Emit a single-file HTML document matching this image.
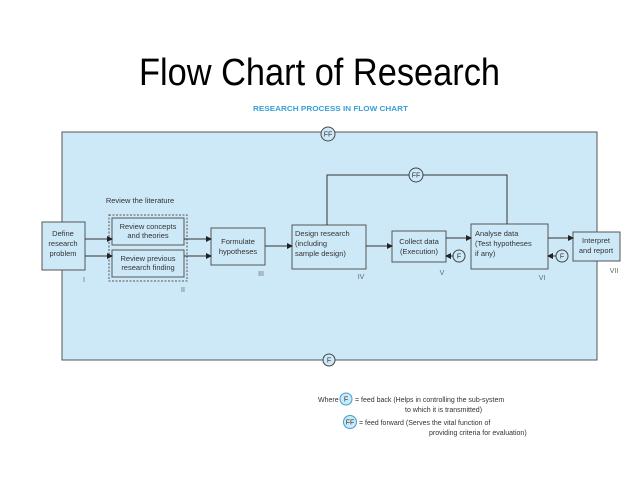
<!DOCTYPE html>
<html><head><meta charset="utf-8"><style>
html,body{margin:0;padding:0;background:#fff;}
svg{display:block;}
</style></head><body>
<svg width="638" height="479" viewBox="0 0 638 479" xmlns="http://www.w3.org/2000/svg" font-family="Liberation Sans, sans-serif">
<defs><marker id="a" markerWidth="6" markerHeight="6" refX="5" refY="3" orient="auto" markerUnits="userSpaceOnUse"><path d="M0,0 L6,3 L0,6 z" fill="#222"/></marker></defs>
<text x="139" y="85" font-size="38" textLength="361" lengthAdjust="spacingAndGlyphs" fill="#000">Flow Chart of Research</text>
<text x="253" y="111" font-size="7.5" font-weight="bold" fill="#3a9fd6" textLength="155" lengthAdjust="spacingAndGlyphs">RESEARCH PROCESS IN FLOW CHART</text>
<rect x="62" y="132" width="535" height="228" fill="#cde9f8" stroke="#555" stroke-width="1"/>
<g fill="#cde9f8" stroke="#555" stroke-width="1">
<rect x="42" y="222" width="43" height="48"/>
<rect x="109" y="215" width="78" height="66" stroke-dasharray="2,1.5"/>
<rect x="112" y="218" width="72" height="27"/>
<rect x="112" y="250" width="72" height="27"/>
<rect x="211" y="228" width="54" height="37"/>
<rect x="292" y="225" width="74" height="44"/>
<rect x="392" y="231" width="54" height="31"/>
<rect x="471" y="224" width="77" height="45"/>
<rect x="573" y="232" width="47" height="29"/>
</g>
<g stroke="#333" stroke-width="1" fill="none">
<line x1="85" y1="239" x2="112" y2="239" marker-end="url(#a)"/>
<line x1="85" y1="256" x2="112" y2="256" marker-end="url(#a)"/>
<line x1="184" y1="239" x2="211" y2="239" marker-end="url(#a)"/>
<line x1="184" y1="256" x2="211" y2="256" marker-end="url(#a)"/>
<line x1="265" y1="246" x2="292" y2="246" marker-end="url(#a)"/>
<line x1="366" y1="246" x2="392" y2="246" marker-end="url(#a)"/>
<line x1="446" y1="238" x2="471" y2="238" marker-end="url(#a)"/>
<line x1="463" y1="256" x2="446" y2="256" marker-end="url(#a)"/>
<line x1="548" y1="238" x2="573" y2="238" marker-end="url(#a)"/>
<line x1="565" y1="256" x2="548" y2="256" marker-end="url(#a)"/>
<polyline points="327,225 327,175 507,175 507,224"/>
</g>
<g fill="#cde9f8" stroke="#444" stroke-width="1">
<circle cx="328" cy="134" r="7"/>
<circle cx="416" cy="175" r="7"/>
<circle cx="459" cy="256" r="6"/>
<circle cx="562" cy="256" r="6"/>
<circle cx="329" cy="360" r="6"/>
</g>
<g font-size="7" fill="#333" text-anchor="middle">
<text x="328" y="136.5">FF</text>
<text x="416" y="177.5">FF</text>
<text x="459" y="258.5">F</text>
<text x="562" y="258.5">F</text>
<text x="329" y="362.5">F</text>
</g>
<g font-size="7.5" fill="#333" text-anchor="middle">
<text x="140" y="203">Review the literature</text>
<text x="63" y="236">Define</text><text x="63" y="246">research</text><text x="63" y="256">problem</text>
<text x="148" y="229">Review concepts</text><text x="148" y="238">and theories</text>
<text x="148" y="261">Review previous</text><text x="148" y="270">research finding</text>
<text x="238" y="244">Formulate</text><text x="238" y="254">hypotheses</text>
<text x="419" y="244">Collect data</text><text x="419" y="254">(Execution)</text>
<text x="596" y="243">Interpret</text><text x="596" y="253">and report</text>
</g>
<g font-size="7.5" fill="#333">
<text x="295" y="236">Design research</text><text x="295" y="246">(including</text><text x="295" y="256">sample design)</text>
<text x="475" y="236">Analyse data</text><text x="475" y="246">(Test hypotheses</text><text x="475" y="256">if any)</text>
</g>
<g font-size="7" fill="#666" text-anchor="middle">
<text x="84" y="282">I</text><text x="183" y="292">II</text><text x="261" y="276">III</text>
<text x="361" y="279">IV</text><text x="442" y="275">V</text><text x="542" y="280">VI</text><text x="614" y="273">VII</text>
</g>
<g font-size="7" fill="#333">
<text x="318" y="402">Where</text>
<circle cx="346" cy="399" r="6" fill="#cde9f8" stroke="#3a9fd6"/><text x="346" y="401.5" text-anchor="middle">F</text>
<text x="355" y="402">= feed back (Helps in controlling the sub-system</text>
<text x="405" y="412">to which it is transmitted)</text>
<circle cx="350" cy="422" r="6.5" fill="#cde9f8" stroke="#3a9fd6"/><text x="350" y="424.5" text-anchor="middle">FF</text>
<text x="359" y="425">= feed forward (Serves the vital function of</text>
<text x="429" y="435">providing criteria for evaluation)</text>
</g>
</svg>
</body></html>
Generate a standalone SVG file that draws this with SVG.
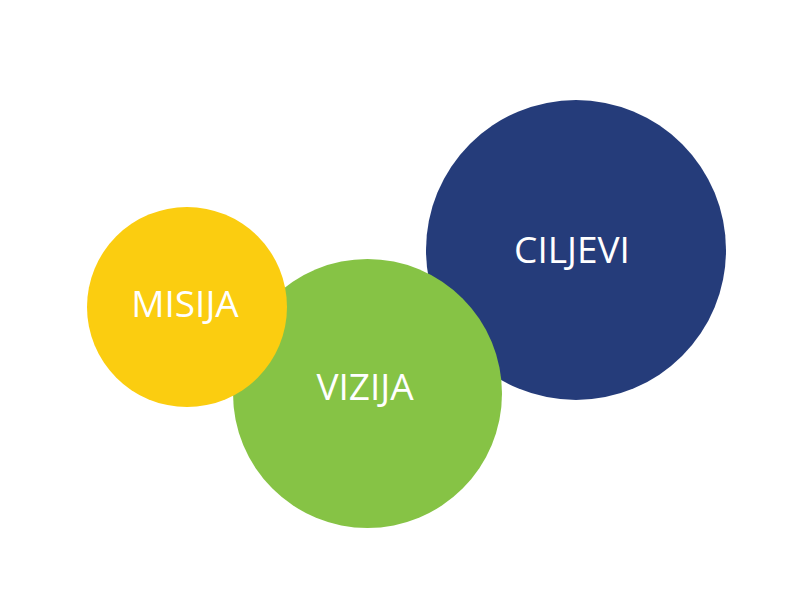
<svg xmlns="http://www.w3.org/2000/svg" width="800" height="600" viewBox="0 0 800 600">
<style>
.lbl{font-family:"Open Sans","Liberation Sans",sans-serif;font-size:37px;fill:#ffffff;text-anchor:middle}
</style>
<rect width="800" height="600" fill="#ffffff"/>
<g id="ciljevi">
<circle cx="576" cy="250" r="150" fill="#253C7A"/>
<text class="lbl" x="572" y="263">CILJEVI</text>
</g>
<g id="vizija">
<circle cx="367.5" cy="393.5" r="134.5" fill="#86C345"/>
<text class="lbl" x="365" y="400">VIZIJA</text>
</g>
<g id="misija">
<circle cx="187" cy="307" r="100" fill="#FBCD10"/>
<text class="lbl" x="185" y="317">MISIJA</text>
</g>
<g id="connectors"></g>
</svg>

###

_TASK REQUIREMENTS_:
Reproduce every record above exactly, but leave out the pictures.

_EXERCISE RESPONSE_:
Emit a single-file HTML document matching this image.
<!DOCTYPE html>
<html><head><meta charset="utf-8"><style>
html,body{margin:0;padding:0;background:#fff;}
svg{display:block;}
</style></head><body>
<svg width="638" height="479" viewBox="0 0 638 479" xmlns="http://www.w3.org/2000/svg" font-family="Liberation Sans, sans-serif">
<defs><marker id="a" markerWidth="6" markerHeight="6" refX="5" refY="3" orient="auto" markerUnits="userSpaceOnUse"><path d="M0,0 L6,3 L0,6 z" fill="#222"/></marker></defs>
<text x="139" y="85" font-size="38" textLength="361" lengthAdjust="spacingAndGlyphs" fill="#000">Flow Chart of Research</text>
<text x="253" y="111" font-size="7.5" font-weight="bold" fill="#3a9fd6" textLength="155" lengthAdjust="spacingAndGlyphs">RESEARCH PROCESS IN FLOW CHART</text>
<rect x="62" y="132" width="535" height="228" fill="#cde9f8" stroke="#555" stroke-width="1"/>
<g fill="#cde9f8" stroke="#555" stroke-width="1">
<rect x="42" y="222" width="43" height="48"/>
<rect x="109" y="215" width="78" height="66" stroke-dasharray="2,1.5"/>
<rect x="112" y="218" width="72" height="27"/>
<rect x="112" y="250" width="72" height="27"/>
<rect x="211" y="228" width="54" height="37"/>
<rect x="292" y="225" width="74" height="44"/>
<rect x="392" y="231" width="54" height="31"/>
<rect x="471" y="224" width="77" height="45"/>
<rect x="573" y="232" width="47" height="29"/>
</g>
<g stroke="#333" stroke-width="1" fill="none">
<line x1="85" y1="239" x2="112" y2="239" marker-end="url(#a)"/>
<line x1="85" y1="256" x2="112" y2="256" marker-end="url(#a)"/>
<line x1="184" y1="239" x2="211" y2="239" marker-end="url(#a)"/>
<line x1="184" y1="256" x2="211" y2="256" marker-end="url(#a)"/>
<line x1="265" y1="246" x2="292" y2="246" marker-end="url(#a)"/>
<line x1="366" y1="246" x2="392" y2="246" marker-end="url(#a)"/>
<line x1="446" y1="238" x2="471" y2="238" marker-end="url(#a)"/>
<line x1="463" y1="256" x2="446" y2="256" marker-end="url(#a)"/>
<line x1="548" y1="238" x2="573" y2="238" marker-end="url(#a)"/>
<line x1="565" y1="256" x2="548" y2="256" marker-end="url(#a)"/>
<polyline points="327,225 327,175 507,175 507,224"/>
</g>
<g fill="#cde9f8" stroke="#444" stroke-width="1">
<circle cx="328" cy="134" r="7"/>
<circle cx="416" cy="175" r="7"/>
<circle cx="459" cy="256" r="6"/>
<circle cx="562" cy="256" r="6"/>
<circle cx="329" cy="360" r="6"/>
</g>
<g font-size="7" fill="#333" text-anchor="middle">
<text x="328" y="136.5">FF</text>
<text x="416" y="177.5">FF</text>
<text x="459" y="258.5">F</text>
<text x="562" y="258.5">F</text>
<text x="329" y="362.5">F</text>
</g>
<g font-size="7.5" fill="#333" text-anchor="middle">
<text x="140" y="203">Review the literature</text>
<text x="63" y="236">Define</text><text x="63" y="246">research</text><text x="63" y="256">problem</text>
<text x="148" y="229">Review concepts</text><text x="148" y="238">and theories</text>
<text x="148" y="261">Review previous</text><text x="148" y="270">research finding</text>
<text x="238" y="244">Formulate</text><text x="238" y="254">hypotheses</text>
<text x="419" y="244">Collect data</text><text x="419" y="254">(Execution)</text>
<text x="596" y="243">Interpret</text><text x="596" y="253">and report</text>
</g>
<g font-size="7.5" fill="#333">
<text x="295" y="236">Design research</text><text x="295" y="246">(including</text><text x="295" y="256">sample design)</text>
<text x="475" y="236">Analyse data</text><text x="475" y="246">(Test hypotheses</text><text x="475" y="256">if any)</text>
</g>
<g font-size="7" fill="#666" text-anchor="middle">
<text x="84" y="282">I</text><text x="183" y="292">II</text><text x="261" y="276">III</text>
<text x="361" y="279">IV</text><text x="442" y="275">V</text><text x="542" y="280">VI</text><text x="614" y="273">VII</text>
</g>
<g font-size="7" fill="#333">
<text x="318" y="402">Where</text>
<circle cx="346" cy="399" r="6" fill="#cde9f8" stroke="#3a9fd6"/><text x="346" y="401.5" text-anchor="middle">F</text>
<text x="355" y="402">= feed back (Helps in controlling the sub-system</text>
<text x="405" y="412">to which it is transmitted)</text>
<circle cx="350" cy="422" r="6.5" fill="#cde9f8" stroke="#3a9fd6"/><text x="350" y="424.5" text-anchor="middle">FF</text>
<text x="359" y="425">= feed forward (Serves the vital function of</text>
<text x="429" y="435">providing criteria for evaluation)</text>
</g>
</svg>
</body></html>
Generate a standalone SVG file that draws this with SVG.
<svg xmlns="http://www.w3.org/2000/svg" width="800" height="600" viewBox="0 0 800 600">
<style>
.lbl{font-family:"Open Sans","Liberation Sans",sans-serif;font-size:37px;fill:#ffffff;text-anchor:middle}
</style>
<rect width="800" height="600" fill="#ffffff"/>
<g id="ciljevi">
<circle cx="576" cy="250" r="150" fill="#253C7A"/>
<text class="lbl" x="572" y="263">CILJEVI</text>
</g>
<g id="vizija">
<circle cx="367.5" cy="393.5" r="134.5" fill="#86C345"/>
<text class="lbl" x="365" y="400">VIZIJA</text>
</g>
<g id="misija">
<circle cx="187" cy="307" r="100" fill="#FBCD10"/>
<text class="lbl" x="185" y="317">MISIJA</text>
</g>
<g id="connectors"></g>
</svg>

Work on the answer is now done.